Last year, researchers at the University of Illinois at Chicago’s Center for Urban Economic Development reported that when faced with organizing drives, 30 percent of employers fire pro-union workers, 49 percent threaten to close a worksite if the union prevails and 51 percent coerce workers into opposing unions with bribery or favoritism. (See more about the employer war on workers trying to form unions.)
The Peabody miners have gained immeasurable help from the community and from fellow Peabody workers in other countries. Several coalfield town councils have passed resolutions supporting the miners’ organizing effort.
Members of the Religious Leaders for Coalfield Justice met April 28 in St. Louis with senior Peabody officials and presented a petition signed by 500 clergy members from across the country urging the company to remain neutral in workers’ efforts to form a union and to agree to a majority sign-up process.
“We support the efforts of miners who work in Peabody Energy’s nonunion mines to gain dignity, respect, fairness and safety on the job by forming a union with the United Mine Workers of America,” the religious leaders said in their statement. “Coal mining is dangerous and demanding work. The workers in this industry endure peril daily to help provide for our nation’s energy needs.”

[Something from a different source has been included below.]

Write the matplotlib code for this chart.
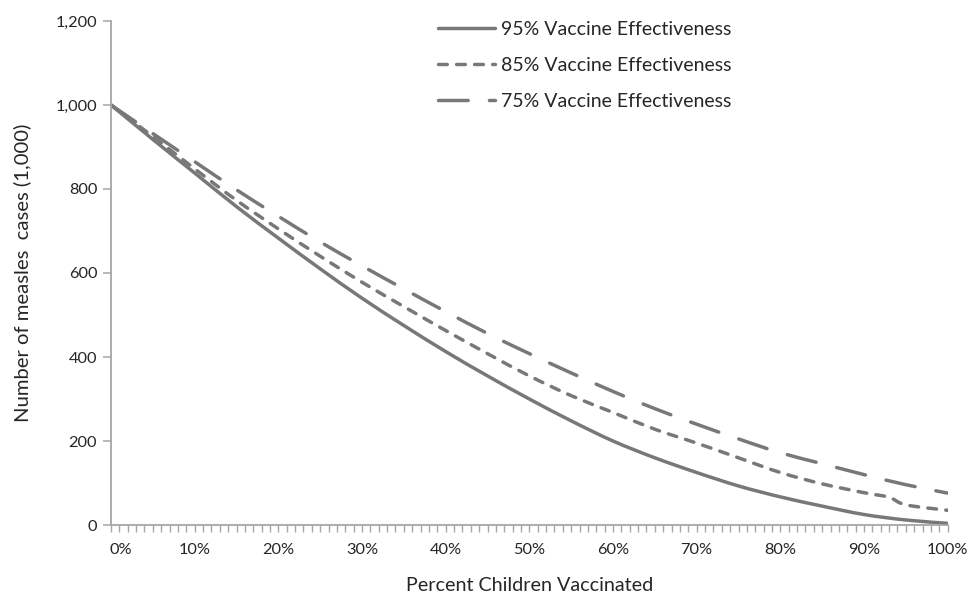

The UMWA was successful in convincing Peabody to add internationally accepted workers’ rights guarantees to its corporate code of ethics in late April. On paper, at least, Peabody has agreed to recognize workers’ freedom to choose a union and bargain collectively, to refrain from using forced or prison labor and to provide a safe and healthy workplace.
Australian miners who work at four Peabody facilities “down under” have joined with the U.S. miners to let the company know they support the workers’ decision to join a union. The Australians, members of the powerful Construction, Forestry, Mining and Energy Union, have pledged to work with the UMWA to develop international strategies to push Peabody to recognize the union.